1 kilogram or 2 pounds veal shoulder, cut into 2″ x 2″ pieces
12 pearl onions, or the white of 12 small spring onions, peeled and whole
1 apple, chopped
4 carrots, cut into large chunks crosswise
Apple juice
Veal or chicken broth
6 small new potatoes in jacket
4-5 tablespoons flour
2-3tablespoons butter
1/2 liter or 1 quart milk
Italian or flat parsley, chopped
Dutch oven or similar large pan

  1. Put the veal pieces in Dutch oven.
  2. Add the onions, apple and carrots.
  3. Cover with half apple juice and half veal broth. Salt and pepper.
  4. Simmer gently for 1 hour, then add the whole potatoes.
  5. Simmer for 30 to 45 minutes, or until the potatoes are cooked.
  6. Drain broth from meat and reserve it to make white sauce.
  7. Melt butter in a large, deep frying pan or saucepan. When melted, gradually whisk in 3-4 tablespoons of flour, stirring constantly until the roux starts to gently brown.

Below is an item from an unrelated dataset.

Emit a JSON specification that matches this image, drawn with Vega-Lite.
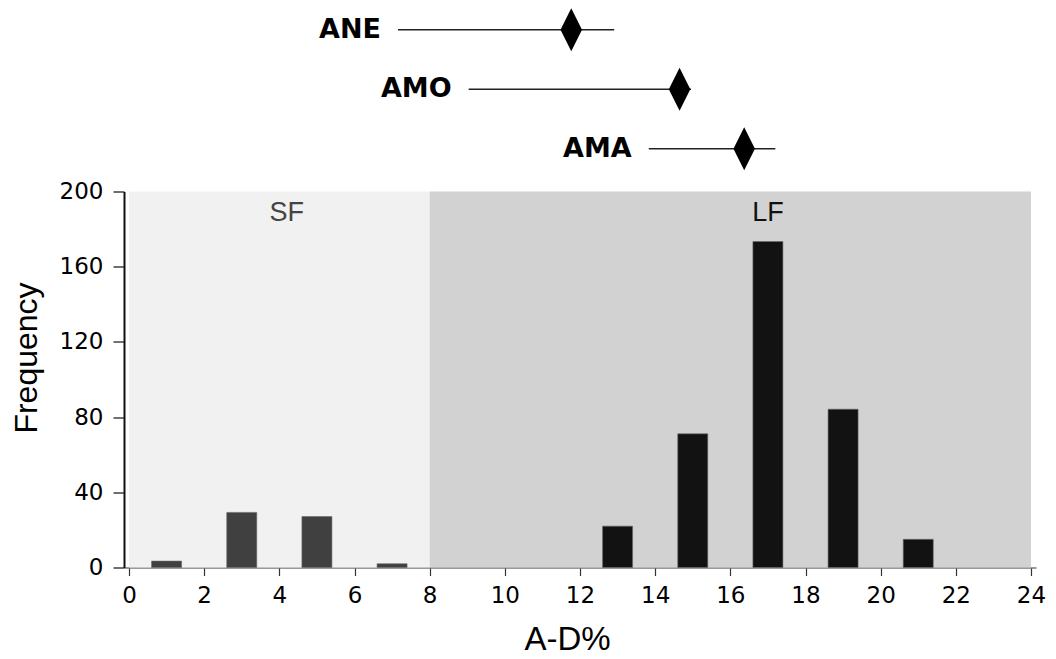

  8. Gradually whip in the milk until sauce starts to thicken. Continue whipping until all the milk is absorbed. It should be extra thick. If not, put one more tablespoon of flour into a ladle and add white sauce to ladle. Mix well to form a smooth paste, then whip this into white sauce.
  9. Gradually whip the broth from the stew into the white sauce. When smooth and thick, pour this back into the stew.
  10. Gently mix, turning the meat and vegetables over in white sauce.
  11. Simmer very gently for 5 minutes, stirring carefully so that meat and vegetables don’t fall apart.
  12. Serve, sprinkling with chopped parsley.

Note: This is often served with rice. If you prefer rice, leave out the potatoes. Small turnips can also be added at the beginning, as well as other vegetables, according to taste.